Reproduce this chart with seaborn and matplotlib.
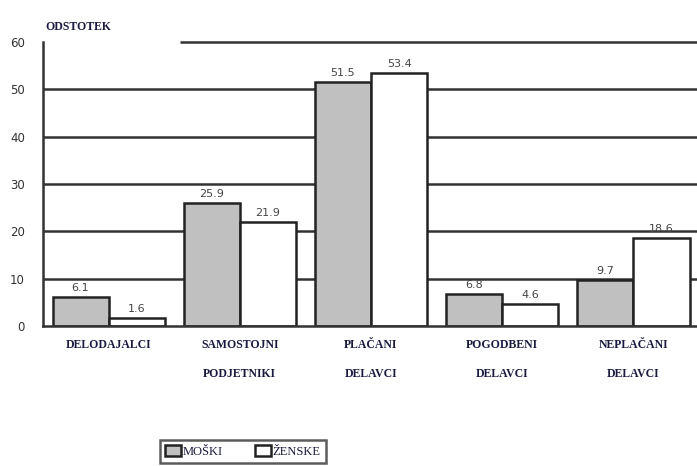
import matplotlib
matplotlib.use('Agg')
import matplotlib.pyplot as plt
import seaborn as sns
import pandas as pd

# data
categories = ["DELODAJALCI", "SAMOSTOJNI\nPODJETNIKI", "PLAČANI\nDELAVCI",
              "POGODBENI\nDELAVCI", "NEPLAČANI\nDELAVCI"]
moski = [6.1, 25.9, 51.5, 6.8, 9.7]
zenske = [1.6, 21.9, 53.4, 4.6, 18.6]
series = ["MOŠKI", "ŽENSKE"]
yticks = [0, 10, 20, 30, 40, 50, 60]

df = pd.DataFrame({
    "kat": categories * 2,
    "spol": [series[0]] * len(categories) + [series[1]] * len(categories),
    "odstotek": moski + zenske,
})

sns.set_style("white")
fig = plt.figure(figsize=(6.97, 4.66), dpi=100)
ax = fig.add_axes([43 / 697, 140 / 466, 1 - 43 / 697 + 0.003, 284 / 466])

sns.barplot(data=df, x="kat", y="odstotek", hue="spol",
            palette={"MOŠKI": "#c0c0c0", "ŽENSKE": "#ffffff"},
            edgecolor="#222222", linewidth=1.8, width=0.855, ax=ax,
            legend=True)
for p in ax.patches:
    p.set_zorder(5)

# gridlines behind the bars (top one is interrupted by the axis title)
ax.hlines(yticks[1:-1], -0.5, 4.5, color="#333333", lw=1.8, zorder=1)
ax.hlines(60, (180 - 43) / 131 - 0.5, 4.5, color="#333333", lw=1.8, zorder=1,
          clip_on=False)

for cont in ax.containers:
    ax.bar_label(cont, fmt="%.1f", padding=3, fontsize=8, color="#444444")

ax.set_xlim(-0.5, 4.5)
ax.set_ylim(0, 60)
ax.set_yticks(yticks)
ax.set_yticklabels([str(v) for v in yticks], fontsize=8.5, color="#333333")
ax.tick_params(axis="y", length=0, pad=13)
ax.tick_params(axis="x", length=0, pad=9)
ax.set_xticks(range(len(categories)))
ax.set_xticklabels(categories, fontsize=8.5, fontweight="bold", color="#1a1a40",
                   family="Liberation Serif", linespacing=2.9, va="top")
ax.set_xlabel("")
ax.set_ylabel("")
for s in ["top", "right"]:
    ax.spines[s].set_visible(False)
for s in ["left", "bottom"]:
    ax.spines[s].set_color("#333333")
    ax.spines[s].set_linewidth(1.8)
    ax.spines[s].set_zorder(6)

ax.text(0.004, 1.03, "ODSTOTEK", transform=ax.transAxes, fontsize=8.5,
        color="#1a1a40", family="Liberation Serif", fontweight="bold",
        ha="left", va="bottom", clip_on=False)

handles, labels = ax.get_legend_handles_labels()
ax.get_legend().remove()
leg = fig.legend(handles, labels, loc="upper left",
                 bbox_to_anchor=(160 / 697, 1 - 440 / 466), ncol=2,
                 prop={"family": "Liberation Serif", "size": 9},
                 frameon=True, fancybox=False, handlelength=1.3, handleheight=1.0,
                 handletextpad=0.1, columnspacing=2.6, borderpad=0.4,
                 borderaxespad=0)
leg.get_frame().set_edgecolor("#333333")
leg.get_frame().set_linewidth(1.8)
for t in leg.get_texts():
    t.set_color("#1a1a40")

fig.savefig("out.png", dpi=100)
⁂
● **Stated goal**: With the pictures left out, transcribe the material exactly.

● **Answer to the exercise**:
Reproduce this chart with seaborn and matplotlib.
import matplotlib
matplotlib.use('Agg')
import matplotlib.pyplot as plt
import seaborn as sns
import pandas as pd

# data
categories = ["DELODAJALCI", "SAMOSTOJNI\nPODJETNIKI", "PLAČANI\nDELAVCI",
              "POGODBENI\nDELAVCI", "NEPLAČANI\nDELAVCI"]
moski = [6.1, 25.9, 51.5, 6.8, 9.7]
zenske = [1.6, 21.9, 53.4, 4.6, 18.6]
series = ["MOŠKI", "ŽENSKE"]
yticks = [0, 10, 20, 30, 40, 50, 60]

df = pd.DataFrame({
    "kat": categories * 2,
    "spol": [series[0]] * len(categories) + [series[1]] * len(categories),
    "odstotek": moski + zenske,
})

sns.set_style("white")
fig = plt.figure(figsize=(6.97, 4.66), dpi=100)
ax = fig.add_axes([43 / 697, 140 / 466, 1 - 43 / 697 + 0.003, 284 / 466])

sns.barplot(data=df, x="kat", y="odstotek", hue="spol",
            palette={"MOŠKI": "#c0c0c0", "ŽENSKE": "#ffffff"},
            edgecolor="#222222", linewidth=1.8, width=0.855, ax=ax,
            legend=True)
for p in ax.patches:
    p.set_zorder(5)

# gridlines behind the bars (top one is interrupted by the axis title)
ax.hlines(yticks[1:-1], -0.5, 4.5, color="#333333", lw=1.8, zorder=1)
ax.hlines(60, (180 - 43) / 131 - 0.5, 4.5, color="#333333", lw=1.8, zorder=1,
          clip_on=False)

for cont in ax.containers:
    ax.bar_label(cont, fmt="%.1f", padding=3, fontsize=8, color="#444444")

ax.set_xlim(-0.5, 4.5)
ax.set_ylim(0, 60)
ax.set_yticks(yticks)
ax.set_yticklabels([str(v) for v in yticks], fontsize=8.5, color="#333333")
ax.tick_params(axis="y", length=0, pad=13)
ax.tick_params(axis="x", length=0, pad=9)
ax.set_xticks(range(len(categories)))
ax.set_xticklabels(categories, fontsize=8.5, fontweight="bold", color="#1a1a40",
                   family="Liberation Serif", linespacing=2.9, va="top")
ax.set_xlabel("")
ax.set_ylabel("")
for s in ["top", "right"]:
    ax.spines[s].set_visible(False)
for s in ["left", "bottom"]:
    ax.spines[s].set_color("#333333")
    ax.spines[s].set_linewidth(1.8)
    ax.spines[s].set_zorder(6)

ax.text(0.004, 1.03, "ODSTOTEK", transform=ax.transAxes, fontsize=8.5,
        color="#1a1a40", family="Liberation Serif", fontweight="bold",
        ha="left", va="bottom", clip_on=False)

handles, labels = ax.get_legend_handles_labels()
ax.get_legend().remove()
leg = fig.legend(handles, labels, loc="upper left",
                 bbox_to_anchor=(160 / 697, 1 - 440 / 466), ncol=2,
                 prop={"family": "Liberation Serif", "size": 9},
                 frameon=True, fancybox=False, handlelength=1.3, handleheight=1.0,
                 handletextpad=0.1, columnspacing=2.6, borderpad=0.4,
                 borderaxespad=0)
leg.get_frame().set_edgecolor("#333333")
leg.get_frame().set_linewidth(1.8)
for t in leg.get_texts():
    t.set_color("#1a1a40")

fig.savefig("out.png", dpi=100)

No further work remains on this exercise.